For many years now, many businesses have started to identify and handle different kinds of waste through Lean methods. The 8 wastes that are abbreviated as DOWNTIME are Defects, Overproduction, Waiting, Non-utilized talent, Transportation, Inventory, Motion, and Extra-processing.
- Defects – It is the waste that is created by a product or a service that fails to meet the customer’s expectation.
- Overproduction – It is the waste created due to producing more products than required.
- Waiting – It is the time wasted on waiting for information, instructions, materials, bills, or equipment.
- Non-utilized talent – It is the waste of human potential, underutilizing capabilities, and delegating tasks to people with inadequate training.
- Transportation – It is the waste created by the excess movement of people, tools, equipment, inventory, and other components of a process than required.
- Inventory – This is the waste that occurs due to having more products and materials stored in the inventory than required.
- Motion – This refers to time and effort wasted due to the unnecessary movement of people, equipment, or machinery.
- Extra-Processing – It refers to more work, more components, or more steps in a product or service than required.
Six Sigma Principles
Six Sigma is a set of tools and techniques that are used to improve the process. There are 2 principal methodologies in Six Sigma, DMAIC, and DMADV. Lean Six Sigma relies only on the DMAIC methodology.

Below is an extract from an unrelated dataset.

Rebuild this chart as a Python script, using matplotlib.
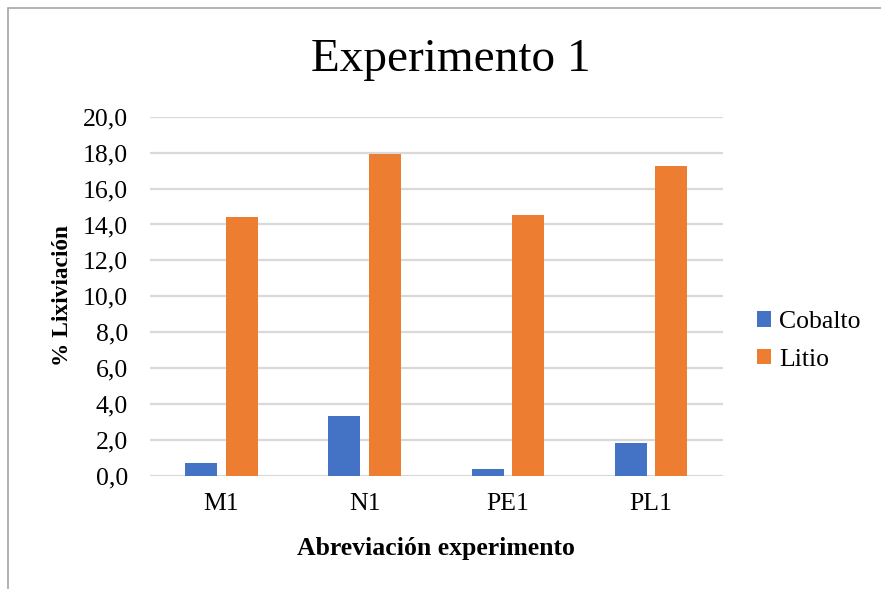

DMAIC is an acronym for Define, Measure, Analyze, Improve, and Control. To understand how it helps to improve the existing products and processes. Let’s take an example of the supply chain issues in the supermarket. Which are causing delays in the morning delivery of milk.
- Define – In the define phase, we determine the goal of the project. In this case, the goal is to reduce the amount of time taken from the warehouse to the supermarket to deliver milk. So that they stock the milk on the shelf before 8.30 am.
- Measure – In the measure phase, we measure the performance of the current, unaltered process. The milk truck leaves at 7.30 in the morning and has two routes to reach the supermarket. Route A is the current preferred one as it takes 60 minutes. Whereas Route B takes 70 minutes to reach the supermarket.
- Analyze – In the analysis phase, we figure out why the defects exist. We analyze and see that Route B takes 70 minutes because of the traffic. As it is the school bus route. But if the milk leaves the warehouse at 6.30 am, instead of 7.30 am. Then they can avoid the traffic and reach the supermarket in 40 minutes. Whereas Route A will still take 60 minutes.
- Improve – In the improvement phase, the process can be improved by addressing and eliminating the root cause. We know that advancing the milk pick-up by an hour and taking Route B instead of Route A can save time. So we can change the process accordingly, providing the workers ample time to stalk the milk on the supermarket shelves, before the morning rush.
- Control – In the control phase, we make regular adjustments to control new processes and future performances. So we’ll continue to monitor the delivery time and try out any alternative routes to continuously improve the process and ensure even faster delivery.
Now, this process change helped reduce the time taken & cost and enhance the shelves and customer retention.
Lean Six Sigma not only reduces the process defects and waste but also provides a framework for overall organizational culture change. By introducing the principles of Lean Six Sigma, we can change the mindset of the employees to focus on growth and continuous improvement via process optimization. This change in culture and an organization’s mindset maximizes efficiency and increases profitability.